On a collective level, the world is awakening, growing, and healing itself on many levels. I see people starting to question the system and awaken. We are seeing what’s important to us and connecting to how we want to live our lives going forward.
It’s been a long road to here, to slow down and take this time for me. As a sibling in a large family, I left home in my early 20’s for a career in London. I met my husband, moved to the US, became a wife, and then a mother. I was always doing; always busy in my career. I lost myself so easily. I never stopped to question what my values or beliefs were. I just stayed busy living.
I served the system, working hard to pay taxes and conform to what society expected of me. I lived in my head, so driven by my ego that I forgot to listen to my heart. I neglected to feel into my discomfort as it showed up and allow myself to move through it. I kept packing my emotions and truth deep down inside of me. I kept ignoring myself while accepting the system I was programmed to believe in.

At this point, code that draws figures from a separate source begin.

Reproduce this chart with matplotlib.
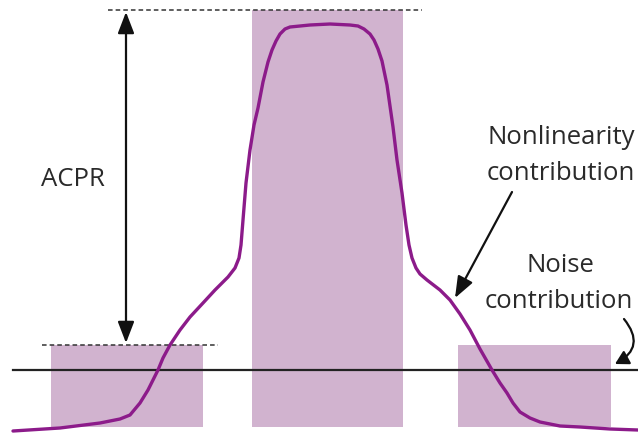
import matplotlib
matplotlib.use("Agg")
import matplotlib.pyplot as plt
from matplotlib.patches import FancyArrowPatch

# ---- data (abstract spectrum units: x = frequency, y = level, inverted) ----
bar_left = [51, 252, 458]
bar_right = [203, 403, 611]
bar_top = [345, 10, 345]
bar_bottom = 427

noise_floor = 370
noise_x = [13, 638]

curve_x = [13, 60, 100, 120, 130, 140, 148, 153, 158, 163, 170, 180, 190, 203, 215,
           228, 235, 239, 241, 243, 246, 250, 254, 258, 263, 268, 272, 276, 280, 285,
           290, 300, 310, 330, 350, 358, 364, 370, 374, 378, 382, 387, 393, 397, 402,
           406, 409, 412, 416, 420, 427, 440, 450, 460, 470, 480, 492, 500, 507, 513,
           520, 530, 540, 560, 580, 610, 638]
curve_y = [431, 428, 423, 419, 415, 403, 390, 380, 370, 358, 345, 330, 317, 303, 290,
           277, 268, 258, 245, 220, 183, 150, 125, 108, 82, 62, 50, 41, 34, 29,
           27, 26, 25, 24, 25, 26, 29, 34, 40, 49, 61, 85, 127, 160, 193,
           225, 245, 258, 268, 274, 280, 290, 300, 314, 330, 349, 370, 383, 393, 403,
           412, 418, 422, 426, 427, 429, 430]

acpr_x = 126
dash_top_x = [108, 422]
dash_low_x = [42, 218]

fig = plt.figure(figsize=(6.38, 4.33), dpi=100)
ax = fig.add_axes([0, 0, 1, 1])
ax.set_xlim(0, 638)
ax.set_ylim(433, 0)
ax.axis("off")

bar_color = "#D1B3CF"
for l, r, t in zip(bar_left, bar_right, bar_top):
    ax.bar(l, bar_bottom - t, width=r - l, bottom=t, align="edge",
           color=bar_color, edgecolor="none", zorder=1)

ax.plot(noise_x, [noise_floor, noise_floor], color="#222222", lw=1.6, zorder=2)

ax.plot(dash_top_x, [bar_top[1], bar_top[1]], color="#333333", lw=1.1,
        dashes=(3, 2), zorder=3)
ax.plot(dash_low_x, [bar_top[0], bar_top[0]], color="#333333", lw=1.1,
        dashes=(3, 2), zorder=3)

ax.plot(curve_x, curve_y, color="#8C1B8A", lw=2.4, solid_joinstyle="round",
        solid_capstyle="round", zorder=4)

# ACPR double arrow
ax.annotate("", xy=(acpr_x, bar_top[1] + 2), xytext=(acpr_x, bar_top[0] - 2),
            arrowprops=dict(arrowstyle="<|-|>,head_length=1.3,head_width=0.5",
                            color="#111111", lw=1.6, shrinkA=0, shrinkB=0))

font = "Open Sans"
tc = "#2a2a2a"
fs = 18.5
ax.text(73, 180, "ACPR", ha="center", va="center", fontsize=fs,
        family=font, color=tc)
ax.text(561, 138, "Nonlinearity", ha="center", va="center", fontsize=fs,
        family=font, color=tc)
ax.text(561, 173, "contribution", ha="center", va="center", fontsize=fs,
        family=font, color=tc)
ax.text(560, 265, "Noise", ha="center", va="center", fontsize=fs,
        family=font, color=tc)
ax.text(559, 301, "contribution", ha="center", va="center", fontsize=fs,
        family=font, color=tc)

# Nonlinearity arrow
ax.annotate("", xy=(455, 298), xytext=(512, 192),
            arrowprops=dict(arrowstyle="-|>,head_length=1.3,head_width=0.5",
                            color="#111111", lw=1.6, shrinkA=0, shrinkB=0))

# Noise curved arrow
arr = FancyArrowPatch((624, 319), (615, 364), connectionstyle="arc3,rad=-0.6",
                      arrowstyle="-|>,head_length=8,head_width=4.5",
                      color="#111111", lw=1.6, shrinkA=0, shrinkB=0, zorder=5)
ax.add_patch(arr)

fig.savefig("out.png", dpi=100)
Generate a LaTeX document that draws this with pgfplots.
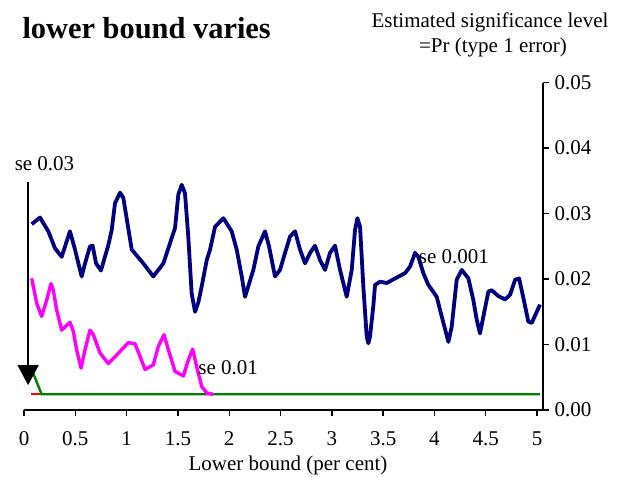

This is the very system that so many of us are starting to question today.
I was giving my power to others. I never felt fully aligned to what I wanted. I was never fully present to what I was really feeling. It was always easier to avoid than to deal with. It was easier not to take responsibility for myself but rather to blame another when something went wrong. So much easier.
I see now that I had every measure of success; my health, a good husband, amazing children, and a beautiful home but I was always searching for more. Not more gadgets and things or stuff. I realize that I was searching for more meaning in life. My soul knew more than my head would allow me to fathom. Now it’s time for me to witness myself, be there for me, and to enjoy my journey of awakening on so many levels. I’m learning to see life as the gift that keeps on giving. I’m taking the opportunities to stand in my power and stay sovereign to myself and my beliefs.
It’s taken me 50 years to get here, to see what it’s all about and I couldn’t be happier to have arrived exactly where I find myself. I know now that I am enough, that I will always have enough, and that I will always be enough.
So listen to your soul’s calling and recognize what you’ve been invited to focus on. Avoidance will only cause delays and setbacks and now more than ever it’s our time to shine and step into the light. Face what no longer serves you. Let go of the fear. Change up your narrative. Love and embrace yourself and know that you’ll always be enough. Recognize your gifts and who you are becoming.